§ Requirements:
Reproduce every line of the material below, but drop the pictures.

•••

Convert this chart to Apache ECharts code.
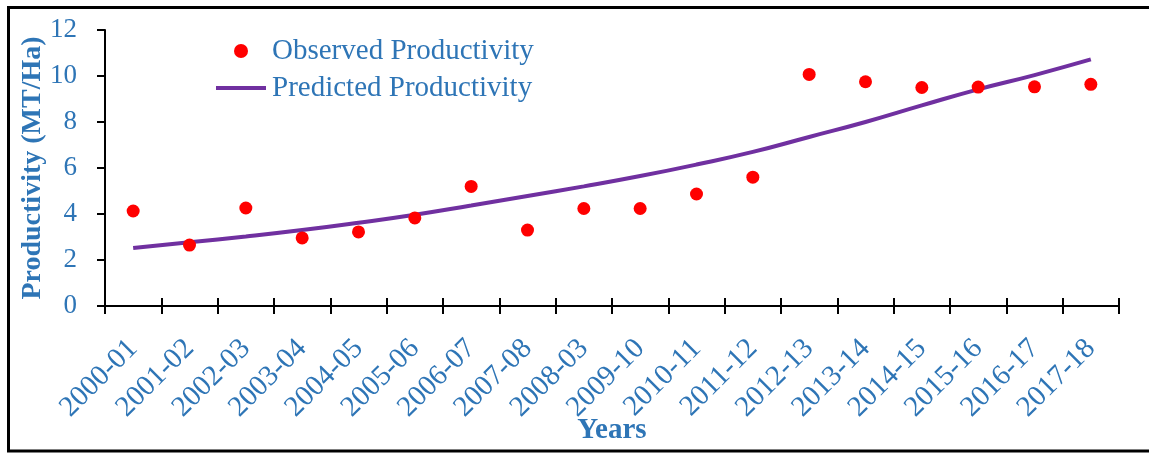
<!DOCTYPE html>
<html>
<head>
<meta charset="utf-8">
<script src="https://cdn.jsdelivr.net/npm/echarts@6/dist/echarts.min.js"></script>
<style>
html,body{margin:0;padding:0;background:#fff;}
#c{width:1149px;height:453px;}
</style>
</head>
<body>
<div id="c"></div>
<script>
const years = ['2000-01','2001-02','2002-03','2003-04','2004-05','2005-06','2006-07','2007-08','2008-03','2009-10','2010-11','2011-12','2012-13','2013-14','2014-15','2015-16','2016-17','2017-18'];
const observed = [4.13, 2.65, 4.26, 2.96, 3.22, 3.83, 5.2, 3.3, 4.24, 4.24, 4.87, 5.6, 10.07, 9.75, 9.5, 9.52, 9.53, 9.64];
const predicted = [2.52, 2.77, 3.02, 3.3, 3.62, 3.97, 4.37, 4.78, 5.2, 5.65, 6.15, 6.7, 7.35, 8.0, 8.72, 9.42, 10.04, 10.72];
const yTicks = [0, 2, 4, 6, 8, 10, 12];

const FONT = '"Liberation Serif", "Times New Roman", serif';
const BLUE = '#2E75B6';

const chart = echarts.init(document.getElementById('c'), null, {renderer: 'canvas'});
chart.setOption({
  animation: false,
  backgroundColor: '#fff',
  textStyle: {fontFamily: FONT},
  grid: {left: 105, right: 30, top: 30, bottom: 147, containLabel: false, outerBoundsMode: 'none'},
  legend: {
    orient: 'vertical',
    left: 216, top: 36, padding: 0,
    itemWidth: 50, itemHeight: 14, itemGap: 7,
    textStyle: {fontFamily: FONT, fontSize: 29, color: BLUE, lineHeight: 30, padding: [0, 0, 0, 1]},
    data: [
      {name: 'Observed Productivity', icon: 'circle'},
      {name: 'Predicted Productivity', icon: 'path://M0,0H50V4H0Z', itemStyle: {color: '#7030A0'}}
    ]
  },
  xAxis: [{
    type: 'category',
    data: years,
    boundaryGap: true,
    name: 'Years',
    nameLocation: 'middle',
    nameGap: 110,
    nameMoveOverlap: false,
    nameTextStyle: {fontFamily: FONT, fontSize: 29, fontWeight: 'bold', color: BLUE},
    axisLine: {lineStyle: {color: '#000', width: 2}},
    axisTick: {show: true, length: 8, lineStyle: {color: '#000', width: 2}, alignWithLabel: false},
    axisLabel: {rotate: 45, margin: 38, fontFamily: FONT, fontSize: 29, color: BLUE, interval: 0},
    splitLine: {show: false}
  }, {
    type: 'category',
    data: years,
    position: 'bottom',
    boundaryGap: true,
    axisLine: {show: false},
    axisTick: {show: true, inside: true, length: 8, lineStyle: {color: '#000', width: 2}},
    axisLabel: {show: false},
    splitLine: {show: false}
  }],
  yAxis: {
    type: 'value',
    min: yTicks[0], max: yTicks[yTicks.length - 1], interval: 2,
    name: 'Productivity (MT/Ha)',
    nameLocation: 'middle',
    nameGap: 58,
    nameMoveOverlap: false,
    nameTextStyle: {fontFamily: FONT, fontSize: 28, fontWeight: 'bold', color: BLUE},
    axisLine: {show: true, lineStyle: {color: '#000', width: 2}},
    axisTick: {show: true, length: 8, lineStyle: {color: '#000', width: 2}},
    axisLabel: {margin: 28, fontFamily: FONT, fontSize: 27, color: BLUE},
    splitLine: {show: false}
  },
  series: [{
    name: 'Observed Productivity',
    type: 'scatter',
    data: observed,
    symbolSize: 13,
    itemStyle: {color: '#FF0000', opacity: 1},
    z: 3
  }, {
    name: 'Predicted Productivity',
    type: 'line',
    data: predicted,
    smooth: true,
    symbol: 'none',
    lineStyle: {color: '#7030A0', width: 4},
    itemStyle: {color: '#7030A0'},
    z: 2
  }],
  graphic: [{
    type: 'rect',
    shape: {x: 8.5, y: 7.5, width: 1145, height: 443.5},
    style: {fill: 'none', stroke: '#000', lineWidth: 3},
    silent: true
  }]
});
</script>
</body>
</html>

•••

§ Correct response:
Convert this chart to Apache ECharts code.
<!DOCTYPE html>
<html>
<head>
<meta charset="utf-8">
<script src="https://cdn.jsdelivr.net/npm/echarts@6/dist/echarts.min.js"></script>
<style>
html,body{margin:0;padding:0;background:#fff;}
#c{width:1149px;height:453px;}
</style>
</head>
<body>
<div id="c"></div>
<script>
const years = ['2000-01','2001-02','2002-03','2003-04','2004-05','2005-06','2006-07','2007-08','2008-03','2009-10','2010-11','2011-12','2012-13','2013-14','2014-15','2015-16','2016-17','2017-18'];
const observed = [4.13, 2.65, 4.26, 2.96, 3.22, 3.83, 5.2, 3.3, 4.24, 4.24, 4.87, 5.6, 10.07, 9.75, 9.5, 9.52, 9.53, 9.64];
const predicted = [2.52, 2.77, 3.02, 3.3, 3.62, 3.97, 4.37, 4.78, 5.2, 5.65, 6.15, 6.7, 7.35, 8.0, 8.72, 9.42, 10.04, 10.72];
const yTicks = [0, 2, 4, 6, 8, 10, 12];

const FONT = '"Liberation Serif", "Times New Roman", serif';
const BLUE = '#2E75B6';

const chart = echarts.init(document.getElementById('c'), null, {renderer: 'canvas'});
chart.setOption({
  animation: false,
  backgroundColor: '#fff',
  textStyle: {fontFamily: FONT},
  grid: {left: 105, right: 30, top: 30, bottom: 147, containLabel: false, outerBoundsMode: 'none'},
  legend: {
    orient: 'vertical',
    left: 216, top: 36, padding: 0,
    itemWidth: 50, itemHeight: 14, itemGap: 7,
    textStyle: {fontFamily: FONT, fontSize: 29, color: BLUE, lineHeight: 30, padding: [0, 0, 0, 1]},
    data: [
      {name: 'Observed Productivity', icon: 'circle'},
      {name: 'Predicted Productivity', icon: 'path://M0,0H50V4H0Z', itemStyle: {color: '#7030A0'}}
    ]
  },
  xAxis: [{
    type: 'category',
    data: years,
    boundaryGap: true,
    name: 'Years',
    nameLocation: 'middle',
    nameGap: 110,
    nameMoveOverlap: false,
    nameTextStyle: {fontFamily: FONT, fontSize: 29, fontWeight: 'bold', color: BLUE},
    axisLine: {lineStyle: {color: '#000', width: 2}},
    axisTick: {show: true, length: 8, lineStyle: {color: '#000', width: 2}, alignWithLabel: false},
    axisLabel: {rotate: 45, margin: 38, fontFamily: FONT, fontSize: 29, color: BLUE, interval: 0},
    splitLine: {show: false}
  }, {
    type: 'category',
    data: years,
    position: 'bottom',
    boundaryGap: true,
    axisLine: {show: false},
    axisTick: {show: true, inside: true, length: 8, lineStyle: {color: '#000', width: 2}},
    axisLabel: {show: false},
    splitLine: {show: false}
  }],
  yAxis: {
    type: 'value',
    min: yTicks[0], max: yTicks[yTicks.length - 1], interval: 2,
    name: 'Productivity (MT/Ha)',
    nameLocation: 'middle',
    nameGap: 58,
    nameMoveOverlap: false,
    nameTextStyle: {fontFamily: FONT, fontSize: 28, fontWeight: 'bold', color: BLUE},
    axisLine: {show: true, lineStyle: {color: '#000', width: 2}},
    axisTick: {show: true, length: 8, lineStyle: {color: '#000', width: 2}},
    axisLabel: {margin: 28, fontFamily: FONT, fontSize: 27, color: BLUE},
    splitLine: {show: false}
  },
  series: [{
    name: 'Observed Productivity',
    type: 'scatter',
    data: observed,
    symbolSize: 13,
    itemStyle: {color: '#FF0000', opacity: 1},
    z: 3
  }, {
    name: 'Predicted Productivity',
    type: 'line',
    data: predicted,
    smooth: true,
    symbol: 'none',
    lineStyle: {color: '#7030A0', width: 4},
    itemStyle: {color: '#7030A0'},
    z: 2
  }],
  graphic: [{
    type: 'rect',
    shape: {x: 8.5, y: 7.5, width: 1145, height: 443.5},
    style: {fill: 'none', stroke: '#000', lineWidth: 3},
    silent: true
  }]
});
</script>
</body>
</html>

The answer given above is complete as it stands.